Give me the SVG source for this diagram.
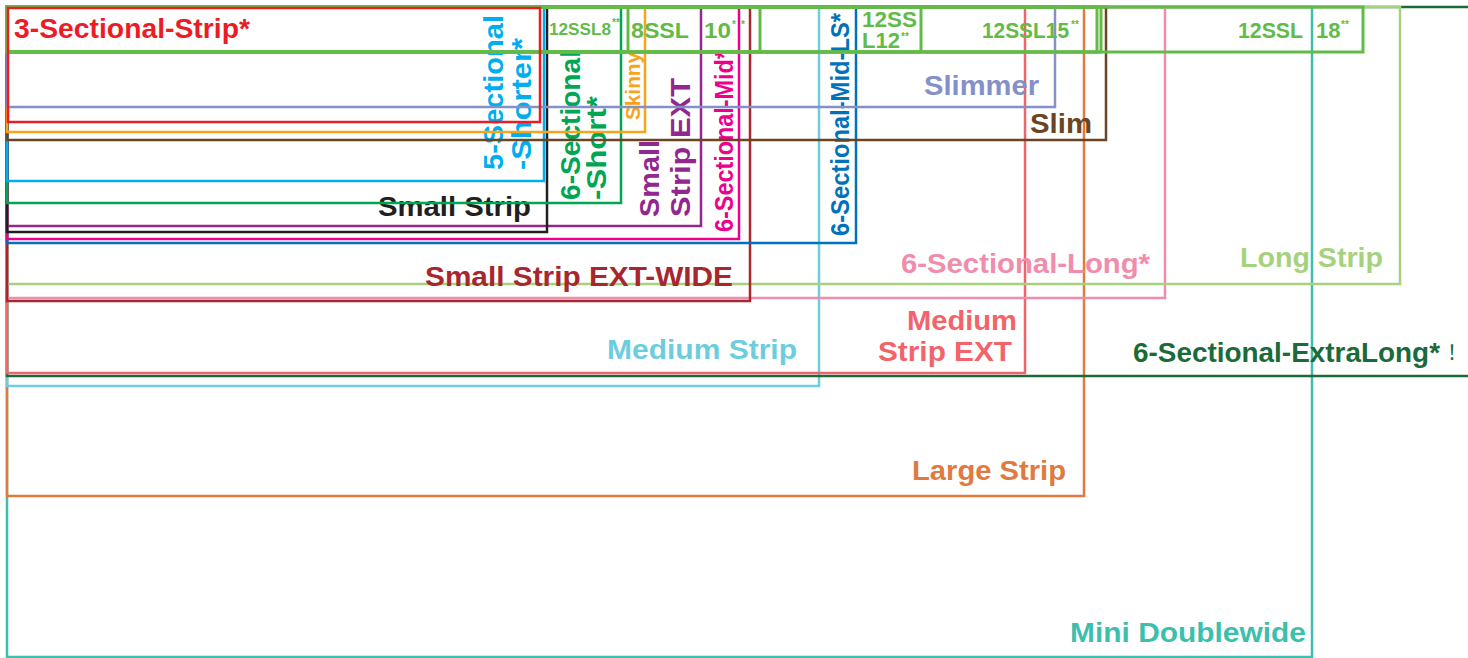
<svg xmlns="http://www.w3.org/2000/svg" width="1468" height="658" viewBox="0 0 1468 658">
<style>
rect{fill:none;stroke-width:2.5}
text{font-family:"Liberation Sans",Arial,sans-serif;font-weight:bold;font-size:28px}
.e{text-anchor:end}
.g rect{stroke:#62bb46;stroke-width:3}
.g text{fill:#62bb46;font-size:22px}
.g text.s{font-size:10px}
</style>
<rect x="0" y="0" width="1468" height="658" style="fill:#fff;stroke:none"/>

<g id="n-mini-doublewide"><rect x="7" y="7" width="1305" height="650" stroke="#3dbfad"/>
<text class="e" x="1306" y="642" fill="#3dbfad" textLength="236" lengthAdjust="spacingAndGlyphs">Mini Doublewide</text></g>

<g id="n-large-strip"><rect x="7" y="7" width="1077" height="489" stroke="#e07a3f"/>
<text class="e" x="1066" y="480" fill="#e07a3f" textLength="154" lengthAdjust="spacingAndGlyphs">Large Strip</text></g>

<g id="n-medium-strip"><rect x="7" y="7" width="812" height="379" stroke="#6dcde0"/>
<text class="e" x="797" y="359" fill="#6dcde0" textLength="190" lengthAdjust="spacingAndGlyphs">Medium Strip</text></g>

<g id="n-6-sectional-extralong"><rect x="7" y="7" width="1480" height="369" stroke="#1a6a3a"/>
<text class="e" x="1440" y="362" fill="#1a6a3a" textLength="307" lengthAdjust="spacingAndGlyphs">6-Sectional-ExtraLong*</text>
<text x="1447" y="360" fill="#1a6a3a" style="font-family:'Liberation Sans','Noto Sans CJK SC',sans-serif;font-weight:normal;font-size:20px">！</text></g>

<g id="n-medium-strip-ext"><rect x="7" y="7" width="1018" height="366" stroke="#f2636a"/>
<text class="e" x="1017" y="330" fill="#f2636a" textLength="110" lengthAdjust="spacingAndGlyphs">Medium</text>
<text class="e" x="1012" y="361" fill="#f2636a" textLength="134" lengthAdjust="spacingAndGlyphs">Strip EXT</text></g>

<g id="n-6-sectional-long"><rect x="7" y="7" width="1158" height="291" stroke="#ef8dab"/>
<text class="e" x="1150" y="273" fill="#ef8dab" textLength="249" lengthAdjust="spacingAndGlyphs">6-Sectional-Long*</text></g>

<g id="n-long-strip"><rect x="7" y="7" width="1393" height="277" stroke="#a6d27e"/>
<text class="e" x="1383" y="267" fill="#a6d27e" textLength="143" lengthAdjust="spacingAndGlyphs">Long Strip</text></g>

<g id="n-small-strip-ext-wide"><rect x="7" y="7" width="743" height="294" stroke="#a8272e"/>
<text class="e" x="733" y="286" fill="#a8272e" textLength="308" lengthAdjust="spacingAndGlyphs">Small Strip EXT-WIDE</text></g>

<g id="n-6-sectional-mid-ls"><rect x="7" y="7" width="849" height="236" stroke="#0072bc"/>
<text transform="translate(849,236) rotate(-90)" fill="#0072bc" style="font-size:26px" textLength="223" lengthAdjust="spacingAndGlyphs">6-Sectional-Mid-LS*</text></g>

<g id="n-6-sectional-mid"><rect x="7" y="7" width="732" height="232" stroke="#ec008c"/>
<text transform="translate(733,232) rotate(-90)" fill="#ec008c" style="font-size:25px" textLength="182" lengthAdjust="spacingAndGlyphs">6-Sectional-Mid*</text></g>

<g id="n-small-strip-ext"><rect x="7" y="7" width="694" height="219" stroke="#92278f"/>
<text transform="translate(659,217) rotate(-90)" fill="#92278f" textLength="77" lengthAdjust="spacingAndGlyphs">Small</text>
<text transform="translate(690,217) rotate(-90)" fill="#92278f" textLength="139" lengthAdjust="spacingAndGlyphs">Strip EXT</text></g>

<g id="n-small-strip"><rect x="7" y="7" width="540" height="225" stroke="#231f20"/>
<text class="e" x="531" y="216" fill="#231f20" textLength="153" lengthAdjust="spacingAndGlyphs">Small Strip</text></g>

<g id="n-6-sectional-short"><rect x="7" y="7" width="614" height="196" stroke="#00a651"/>
<text transform="translate(580,200) rotate(-90)" fill="#00a651" textLength="150" lengthAdjust="spacingAndGlyphs">6-Sectional</text>
<text transform="translate(606,200) rotate(-90)" fill="#00a651" textLength="104" lengthAdjust="spacingAndGlyphs">-Short*</text></g>

<g id="n-5-sectional-shorter"><rect x="7" y="7" width="537" height="174" stroke="#00aeef"/>
<text transform="translate(503,170) rotate(-90)" fill="#00aeef" textLength="155" lengthAdjust="spacingAndGlyphs">5-Sectional</text>
<text transform="translate(531,170) rotate(-90)" fill="#00aeef" textLength="132" lengthAdjust="spacingAndGlyphs">-Shorter*</text></g>

<g id="n-slim"><rect x="7" y="7" width="1099" height="133" stroke="#6b4423"/>
<text class="e" x="1092" y="133" fill="#6b4423" textLength="62" lengthAdjust="spacingAndGlyphs">Slim</text></g>

<g id="n-skinny"><rect x="7" y="7" width="638" height="125" stroke="#f9a31b"/>
<text transform="translate(640,120) rotate(-90)" fill="#f9a31b" style="font-size:20px" textLength="68" lengthAdjust="spacingAndGlyphs">Skinny</text></g>

<g id="n-slimmer"><rect x="7" y="7" width="1048" height="100" stroke="#8590c8"/>
<text class="e" x="1039" y="95" fill="#8590c8" textLength="115" lengthAdjust="spacingAndGlyphs">Slimmer</text></g>

<g id="n-12ssl18" class="g"><rect x="7" y="7" width="1356" height="45"/>
<text x="1238" y="38" textLength="65" lengthAdjust="spacingAndGlyphs">12SSL</text>
<text x="1316" y="38">18</text><text class="s" x="1341" y="28">**</text></g>

<g id="n-12ssl15b" class="g"><rect x="7" y="7" width="1094" height="45"/></g>

<g id="n-12ssl15" class="g"><rect x="7" y="7" width="1090" height="45"/>
<text x="982" y="38" textLength="87" lengthAdjust="spacingAndGlyphs">12SSL15</text>
<text class="s" x="1071" y="28">**</text></g>

<g id="n-12ssl12" class="g"><rect x="7" y="7" width="914" height="45"/>
<text x="862" y="27" textLength="55" lengthAdjust="spacingAndGlyphs">12SS</text>
<text x="862" y="48">L12</text><text class="s" x="901" y="40">**</text></g>

<g id="n-12ssl10" class="g"><rect x="7" y="7" width="753" height="45"/>
<text x="631" y="38" textLength="58" lengthAdjust="spacingAndGlyphs">8SSL</text>
<text x="704" y="38" textLength="27" lengthAdjust="spacingAndGlyphs">10</text>
<text class="s" x="732" y="28">*</text>
<text class="s" x="741" y="28">*</text></g>

<g id="n-12ssl8" class="g"><rect x="7" y="7" width="621" height="45"/>
<text x="549" y="35" style="font-size:17px" textLength="62" lengthAdjust="spacingAndGlyphs">12SSL8</text>
<text class="s" x="612" y="26">**</text></g>

<g id="n-3-sectional-strip"><rect x="8" y="8" width="532" height="114" stroke="#ed1c24"/>
<text x="14" y="38" fill="#ed1c24" textLength="236" lengthAdjust="spacingAndGlyphs">3-Sectional-Strip*</text></g>
</svg>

━━━━━━━━━━━━━━━━━━━━━━━━━━━━━━

* **WHAT TO DO**
In your copy, leave out the pictures and reproduce the material above exactly.

* **EXERCISE RESULT**
Give me the SVG source for this diagram.
<svg xmlns="http://www.w3.org/2000/svg" width="1468" height="658" viewBox="0 0 1468 658">
<style>
rect{fill:none;stroke-width:2.5}
text{font-family:"Liberation Sans",Arial,sans-serif;font-weight:bold;font-size:28px}
.e{text-anchor:end}
.g rect{stroke:#62bb46;stroke-width:3}
.g text{fill:#62bb46;font-size:22px}
.g text.s{font-size:10px}
</style>
<rect x="0" y="0" width="1468" height="658" style="fill:#fff;stroke:none"/>

<g id="n-mini-doublewide"><rect x="7" y="7" width="1305" height="650" stroke="#3dbfad"/>
<text class="e" x="1306" y="642" fill="#3dbfad" textLength="236" lengthAdjust="spacingAndGlyphs">Mini Doublewide</text></g>

<g id="n-large-strip"><rect x="7" y="7" width="1077" height="489" stroke="#e07a3f"/>
<text class="e" x="1066" y="480" fill="#e07a3f" textLength="154" lengthAdjust="spacingAndGlyphs">Large Strip</text></g>

<g id="n-medium-strip"><rect x="7" y="7" width="812" height="379" stroke="#6dcde0"/>
<text class="e" x="797" y="359" fill="#6dcde0" textLength="190" lengthAdjust="spacingAndGlyphs">Medium Strip</text></g>

<g id="n-6-sectional-extralong"><rect x="7" y="7" width="1480" height="369" stroke="#1a6a3a"/>
<text class="e" x="1440" y="362" fill="#1a6a3a" textLength="307" lengthAdjust="spacingAndGlyphs">6-Sectional-ExtraLong*</text>
<text x="1447" y="360" fill="#1a6a3a" style="font-family:'Liberation Sans','Noto Sans CJK SC',sans-serif;font-weight:normal;font-size:20px">！</text></g>

<g id="n-medium-strip-ext"><rect x="7" y="7" width="1018" height="366" stroke="#f2636a"/>
<text class="e" x="1017" y="330" fill="#f2636a" textLength="110" lengthAdjust="spacingAndGlyphs">Medium</text>
<text class="e" x="1012" y="361" fill="#f2636a" textLength="134" lengthAdjust="spacingAndGlyphs">Strip EXT</text></g>

<g id="n-6-sectional-long"><rect x="7" y="7" width="1158" height="291" stroke="#ef8dab"/>
<text class="e" x="1150" y="273" fill="#ef8dab" textLength="249" lengthAdjust="spacingAndGlyphs">6-Sectional-Long*</text></g>

<g id="n-long-strip"><rect x="7" y="7" width="1393" height="277" stroke="#a6d27e"/>
<text class="e" x="1383" y="267" fill="#a6d27e" textLength="143" lengthAdjust="spacingAndGlyphs">Long Strip</text></g>

<g id="n-small-strip-ext-wide"><rect x="7" y="7" width="743" height="294" stroke="#a8272e"/>
<text class="e" x="733" y="286" fill="#a8272e" textLength="308" lengthAdjust="spacingAndGlyphs">Small Strip EXT-WIDE</text></g>

<g id="n-6-sectional-mid-ls"><rect x="7" y="7" width="849" height="236" stroke="#0072bc"/>
<text transform="translate(849,236) rotate(-90)" fill="#0072bc" style="font-size:26px" textLength="223" lengthAdjust="spacingAndGlyphs">6-Sectional-Mid-LS*</text></g>

<g id="n-6-sectional-mid"><rect x="7" y="7" width="732" height="232" stroke="#ec008c"/>
<text transform="translate(733,232) rotate(-90)" fill="#ec008c" style="font-size:25px" textLength="182" lengthAdjust="spacingAndGlyphs">6-Sectional-Mid*</text></g>

<g id="n-small-strip-ext"><rect x="7" y="7" width="694" height="219" stroke="#92278f"/>
<text transform="translate(659,217) rotate(-90)" fill="#92278f" textLength="77" lengthAdjust="spacingAndGlyphs">Small</text>
<text transform="translate(690,217) rotate(-90)" fill="#92278f" textLength="139" lengthAdjust="spacingAndGlyphs">Strip EXT</text></g>

<g id="n-small-strip"><rect x="7" y="7" width="540" height="225" stroke="#231f20"/>
<text class="e" x="531" y="216" fill="#231f20" textLength="153" lengthAdjust="spacingAndGlyphs">Small Strip</text></g>

<g id="n-6-sectional-short"><rect x="7" y="7" width="614" height="196" stroke="#00a651"/>
<text transform="translate(580,200) rotate(-90)" fill="#00a651" textLength="150" lengthAdjust="spacingAndGlyphs">6-Sectional</text>
<text transform="translate(606,200) rotate(-90)" fill="#00a651" textLength="104" lengthAdjust="spacingAndGlyphs">-Short*</text></g>

<g id="n-5-sectional-shorter"><rect x="7" y="7" width="537" height="174" stroke="#00aeef"/>
<text transform="translate(503,170) rotate(-90)" fill="#00aeef" textLength="155" lengthAdjust="spacingAndGlyphs">5-Sectional</text>
<text transform="translate(531,170) rotate(-90)" fill="#00aeef" textLength="132" lengthAdjust="spacingAndGlyphs">-Shorter*</text></g>

<g id="n-slim"><rect x="7" y="7" width="1099" height="133" stroke="#6b4423"/>
<text class="e" x="1092" y="133" fill="#6b4423" textLength="62" lengthAdjust="spacingAndGlyphs">Slim</text></g>

<g id="n-skinny"><rect x="7" y="7" width="638" height="125" stroke="#f9a31b"/>
<text transform="translate(640,120) rotate(-90)" fill="#f9a31b" style="font-size:20px" textLength="68" lengthAdjust="spacingAndGlyphs">Skinny</text></g>

<g id="n-slimmer"><rect x="7" y="7" width="1048" height="100" stroke="#8590c8"/>
<text class="e" x="1039" y="95" fill="#8590c8" textLength="115" lengthAdjust="spacingAndGlyphs">Slimmer</text></g>

<g id="n-12ssl18" class="g"><rect x="7" y="7" width="1356" height="45"/>
<text x="1238" y="38" textLength="65" lengthAdjust="spacingAndGlyphs">12SSL</text>
<text x="1316" y="38">18</text><text class="s" x="1341" y="28">**</text></g>

<g id="n-12ssl15b" class="g"><rect x="7" y="7" width="1094" height="45"/></g>

<g id="n-12ssl15" class="g"><rect x="7" y="7" width="1090" height="45"/>
<text x="982" y="38" textLength="87" lengthAdjust="spacingAndGlyphs">12SSL15</text>
<text class="s" x="1071" y="28">**</text></g>

<g id="n-12ssl12" class="g"><rect x="7" y="7" width="914" height="45"/>
<text x="862" y="27" textLength="55" lengthAdjust="spacingAndGlyphs">12SS</text>
<text x="862" y="48">L12</text><text class="s" x="901" y="40">**</text></g>

<g id="n-12ssl10" class="g"><rect x="7" y="7" width="753" height="45"/>
<text x="631" y="38" textLength="58" lengthAdjust="spacingAndGlyphs">8SSL</text>
<text x="704" y="38" textLength="27" lengthAdjust="spacingAndGlyphs">10</text>
<text class="s" x="732" y="28">*</text>
<text class="s" x="741" y="28">*</text></g>

<g id="n-12ssl8" class="g"><rect x="7" y="7" width="621" height="45"/>
<text x="549" y="35" style="font-size:17px" textLength="62" lengthAdjust="spacingAndGlyphs">12SSL8</text>
<text class="s" x="612" y="26">**</text></g>

<g id="n-3-sectional-strip"><rect x="8" y="8" width="532" height="114" stroke="#ed1c24"/>
<text x="14" y="38" fill="#ed1c24" textLength="236" lengthAdjust="spacingAndGlyphs">3-Sectional-Strip*</text></g>
</svg>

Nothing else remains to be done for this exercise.